So, I read this article on LinkedIn today that offered a pretty good perspective on the technical workings of a search engine. In an effort to digest what was a very substantial post, I want to try and put it in my own words here. As the author notes, it takes an engineer with a fairly solid resume to understand the finest details of creating and maintaining an accurate search engine. However, the basic schematic of what happens after you enter your query and hit “enter” is not only fairly straightforward, but is something which is useful to understand.
First, you type in a query and hit enter, or click on the search button. Based off of your input, the search engine then creates something called an inverted index.

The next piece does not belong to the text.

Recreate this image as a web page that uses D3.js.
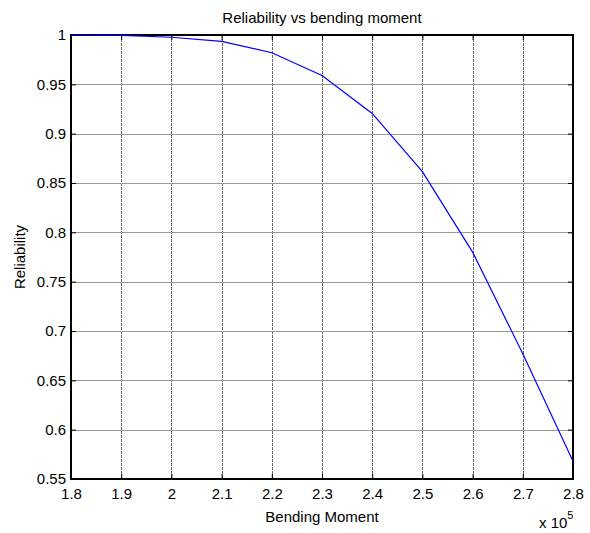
<!DOCTYPE html>
<html>
<head>
<meta charset="utf-8">
<script src="https://cdn.jsdelivr.net/npm/d3@7"></script>
<style>
  body { margin: 0; background: #fff; }
  svg { display: block; font-family: "Liberation Sans", Arial, sans-serif; }
</style>
</head>
<body>
<div id="chart"></div>
<script>
// bending moment (x 10^5) and reliability
var moments = [1.8, 1.9, 2.0, 2.1, 2.2, 2.3, 2.4, 2.5, 2.6, 2.7, 2.8];
var reliability = [1.0, 0.9997, 0.9977, 0.9935, 0.982, 0.959, 0.9205, 0.8615, 0.780, 0.677, 0.568];
var xTicks = [1.8, 1.9, 2.0, 2.1, 2.2, 2.3, 2.4, 2.5, 2.6, 2.7, 2.8];
var yTicks = [0.55, 0.6, 0.65, 0.7, 0.75, 0.8, 0.85, 0.9, 0.95, 1];

(function () {
  var w = 590, h = 533,
      x0 = 71, x1 = 573, y0 = 35, y1 = 479;

  var x = d3.scaleLinear().domain([1.8, 2.8]).range([x0, x1]);
  var y = d3.scaleLinear().domain([0.55, 1]).range([y1, y0]);

  var svg = d3.select("#chart").append("svg")
        .attr("width", w)
        .attr("height", h);

  // grid
  var grid = svg.append("g").attr("class", "grid");
  grid.selectAll("line.vx")
    .data(xTicks.slice(1, -1))
    .enter().append("line")
    .attr("x1", (d) => Math.round(x(d)) + 0.5)
    .attr("x2", (d) => Math.round(x(d)) + 0.5)
    .attr("y1", y0).attr("y2", y1)
    .attr("stroke", "#666").attr("stroke-dasharray", "3,1");
  grid.selectAll("line.hy")
    .data(yTicks.slice(1, -1))
    .enter().append("line")
    .attr("y1", (d) => Math.round(y(d)) + 0.5)
    .attr("y2", (d) => Math.round(y(d)) + 0.5)
    .attr("x1", x0).attr("x2", x1)
    .attr("stroke", "#999");

  // axes (ticks inward, mirrored on top/right)
  var fmt = (d) => String(+d.toFixed(2));

  var xAxis = svg.append("g")
    .attr("transform", "translate(0," + y1 + ")")
    .call(d3.axisBottom(x).tickValues(xTicks).tickSize(-5).tickPadding(9).tickFormat(fmt));
  var xTop = svg.append("g")
    .attr("transform", "translate(0," + y0 + ")")
    .call(d3.axisTop(x).tickValues(xTicks).tickSize(-5).tickFormat(""));
  var yAxis = svg.append("g")
    .attr("transform", "translate(" + x0 + ",0)")
    .call(d3.axisLeft(y).tickValues(yTicks).tickSize(-5).tickPadding(5).tickFormat(fmt));
  var yRight = svg.append("g")
    .attr("transform", "translate(" + x1 + ",0)")
    .call(d3.axisRight(y).tickValues(yTicks).tickSize(-5).tickFormat(""));

  [xAxis, xTop, yAxis, yRight].forEach((a) => {
    a.select(".domain").remove();
    a.selectAll(".tick line").attr("stroke", "#000");
    a.selectAll("text")
      .attr("fill", "#000")
      .style("font-size", "15px")
      .style("font-family", "'Liberation Sans', Arial, sans-serif");
  });

  // box
  svg.append("rect")
    .attr("x", x0).attr("y", y0)
    .attr("width", x1 - x0).attr("height", y1 - y0)
    .attr("fill", "none").attr("stroke", "#000").attr("stroke-width", 2);

  // data line
  var line = d3.line()
    .x((d, i) => x(moments[i]))
    .y((d) => y(d));

  svg.append("path")
    .datum(reliability)
    .attr("d", line)
    .attr("fill", "none")
    .attr("stroke", "#0000ff")
    .attr("stroke-width", 1.2);

  // labels
  svg.append("text")
    .attr("x", (x0 + x1) / 2).attr("y", 23)
    .attr("text-anchor", "middle")
    .style("font-size", "15px")
    .text("Reliability vs bending moment");

  svg.append("text")
    .attr("x", (x0 + x1) / 2).attr("y", 522)
    .attr("text-anchor", "middle")
    .style("font-size", "15px")
    .text("Bending Moment");

  svg.append("text")
    .attr("transform", "translate(25," + (y0 + y1) / 2 + ") rotate(-90)")
    .attr("text-anchor", "middle")
    .style("font-size", "15px")
    .text("Reliability");

  var exp = svg.append("text")
    .attr("x", 539).attr("y", 528)
    .style("font-size", "15px");
  exp.append("tspan").text("x 10");
  exp.append("tspan").attr("dy", -9).style("font-size", "11px").text("5");
})();
</script>
</body>
</html>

When a search engine “crawls” your website, what it is doing is adding your webpage text into a database, which is then used in this inverted index, such that it is found whenever someone queries any word on that webpage, with some exceptions. “Stop words,” so-called because they do not inform the search engine as to the intent of the query, are dropped before this data is collected. Stop words include words such as “the.” So, when you are typing in a query, “the best place to eat sushi” will probably be truncated to “best place eat sushi” before the inverted index is compiled, thus making the two searches yield similar results. Why? Because “the” and “to” don’t provide additional information to the search engine regarding what it is the searcher is looking for. The compilation of the inverted index is often referred to as the “retrieval” phase of a search. Since the number of matches for any set of queries quickly becomes unmanageable across a data set as large as Google’s, scoring and ranking becomes the primary means that differentiate major search engines.
If you’ve followed any search engine optimization blog for any length of time, you have probably seen some discussion of search engine scoring methods. With the retrieval step, the search engine does not have anything that would be that useful just yet, as, in this example, it has a list of every webpage that mentions any combination of “best,” “place,” “eat,” and “sushi.” Thus, you can be fairly certain that the list includes all restaurants, regardless of whether or not they serve sushi, because almost all restaurant home pages are going to have some variant of “eat” in their copy, because that’s what you do at a restaurant. Thus, scoring becomes necessary, and a variety of signals are used to attempt to sort through the inverse index in search of those pages which are closest to what it is you are looking for. How each search engine does this is proprietary, but involves a blend of global signals (such as a website’s popularity), query signals (how well your query matches a website), and personalized signals (such as the searcher’s location).
Once scoring is complete, the search engine simply lists out the index to the searcher, sorted from best score to worst score.